Although he had a gifted political mind, he failed miserably when it came to running the country. When North Vietnam took Saigon in 1975, Le Duan ordered the deaths of thousands of South Vietnamese soldiers. Upon the formation of the Socialist Republic of Vietnam in 1976, Le Duan continued his purge of ‘enemy’ soldiers and imprisoned up to 300,000 in his infamous ‘re-education camps.’ His brutal actions resulted in mass emigration from the country. Between 1975 and 1995, an estimated two million people left Vietnam, around 800,000 of them were classified as Vietnamese Boat People. The United Nations High Commission for Refugees estimates that up to 400,000 boat people died at sea.
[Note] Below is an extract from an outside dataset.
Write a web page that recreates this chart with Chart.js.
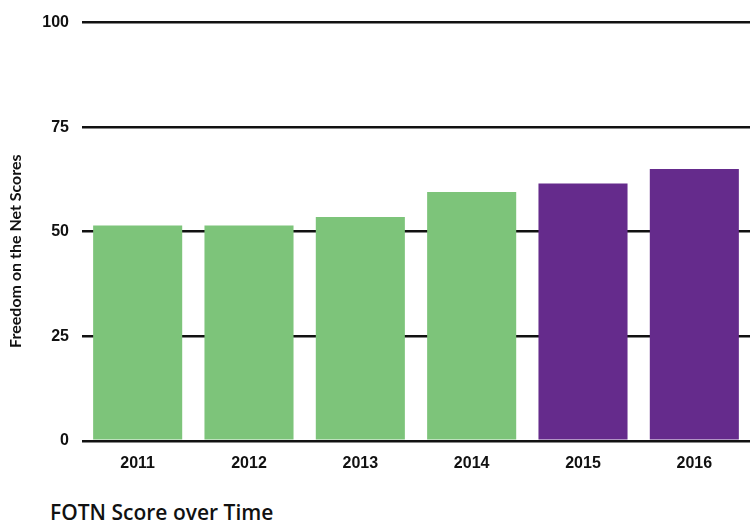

Le Duan’s actions also ruined the South Vietnamese economy and established a ‘new economic zone’ where landowners and the wealthy were stripped of their possessions. While the country was a mess after the war, Le Duan only made things worse, and in 1983, Vietnam was named as the “single most repressive government in the world” by the United States Department of State. Further wars with the People’s Republic of China and Cambodia resulted in tens of thousands of deaths. Vietnam finally escaped from his yoke on July 10, 1986, when Le Duan died of natural causes in Hanoi although he had suffered a heart attack not long before.